Informal economy accounts for nearly 80 percent of the workforce in India producing almost half the output in the country. However, from the outset the odds are stacked against people working in the informal economy. They face constraints of education, training, financial resources or any public support structure. Only people with tremendous leadership skills are able to conquer the insurmountable challenges and climb the social and economic ladder. There are valuable leadership principles to be gleaned from them.
Collaboration over competition – Their network of people is all they have. We may term their ability to find solutions for everything as ‘Jugaad’ but it is actually the exchange of time and skills in their network that fuels this ability. The fluid, agile structure of work may well be the future of our workplaces as we move towards a highly networked knowledge economy.

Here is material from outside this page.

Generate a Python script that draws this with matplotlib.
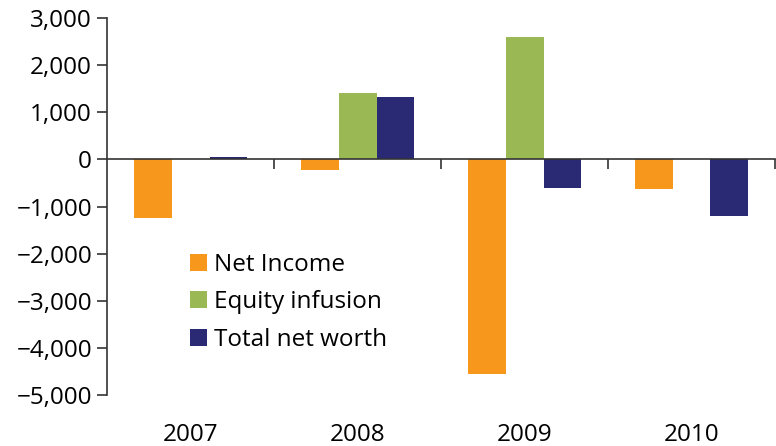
import numpy as np
import matplotlib.pyplot as plt
from matplotlib.ticker import FuncFormatter
from matplotlib.transforms import blended_transform_factory

plt.rcParams['font.family'] = ['Open Sans', 'DejaVu Sans']

# values in millions
years = ['2007', '2008', '2009', '2010']
net_income = [-1250, -230, -4550, -630]
equity_infusion = [0, 1410, 2600, 0]
total_net_worth = [55, 1325, -610, -1205]

series = [
    ('Net Income', net_income, '#F7981D'),
    ('Equity infusion', equity_infusion, '#9AB853'),
    ('Total net worth', total_net_worth, '#292A73'),
]

fig = plt.figure(figsize=(7.76, 4.46), dpi=100)
ax = fig.add_axes([0.1383, 0.1143, 0.8605, 0.8453])

x = np.arange(len(years))
w = 0.226
for i, (name, vals, color) in enumerate(series):
    ax.bar(x + (i - 1) * w, vals, w, color=color, label=name, zorder=2)

ax.set_xlim(-0.5, len(years) - 0.5)
ax.set_ylim(-5000, 3000)
ax.set_yticks(range(-5000, 3001, 1000))
ax.yaxis.set_major_formatter(FuncFormatter(lambda v, p: f'{int(v):,}'.replace('-', '\u2212')))

for s in ['top', 'right']:
    ax.spines[s].set_visible(False)
ax.spines['bottom'].set_position(('data', 0))
for s in ['left', 'bottom']:
    ax.spines[s].set_color('#333333')
    ax.spines[s].set_linewidth(1.2)
    ax.spines[s].set_zorder(3)

fs = 17.5
ax.set_xticks(x + 0.5)
ax.set_xticklabels([])
ax.tick_params(axis='x', direction='out', length=7, width=1.2, color='#333333')
ax.tick_params(axis='y', direction='out', length=7, width=1.2, color='#333333',
               labelsize=fs, pad=4)

# year labels sit below the plot area
trans = blended_transform_factory(ax.transData, ax.transAxes)
for xi, yr in zip(x, years):
    ax.text(xi, -0.105, yr, transform=trans, ha='center', va='center', fontsize=fs)

ax.legend(loc='upper left', bbox_to_anchor=(190 / 776, 1 - 253 / 446),
          bbox_transform=fig.transFigure, frameon=False, fontsize=fs,
          handlelength=0.68, handleheight=0.68, handletextpad=0.3,
          labelspacing=0.55, borderpad=0, borderaxespad=0)

fig.savefig('out.png', dpi=100)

Relationship over processes – We often receive the highest level of respect, attention and responsibility from the neighbourhood migrant shop owner or our trusted carpenter or our help. The contractor painting my house shifted my furniture from the old house without batting an eyelid! This is without any training on ‘soft skills’. One can wonder at the possibilities if a larger pool was actually trained and empowered.
Lifelong learning – Education and training are for the privileged in our country. For the rest it’s a steep learning curve, gargantuan effort all on their own. This is what millions of workers in the informal economy are doing. They learn skills on the job and have to keep learning to keep pace with the rapid changes happening all around.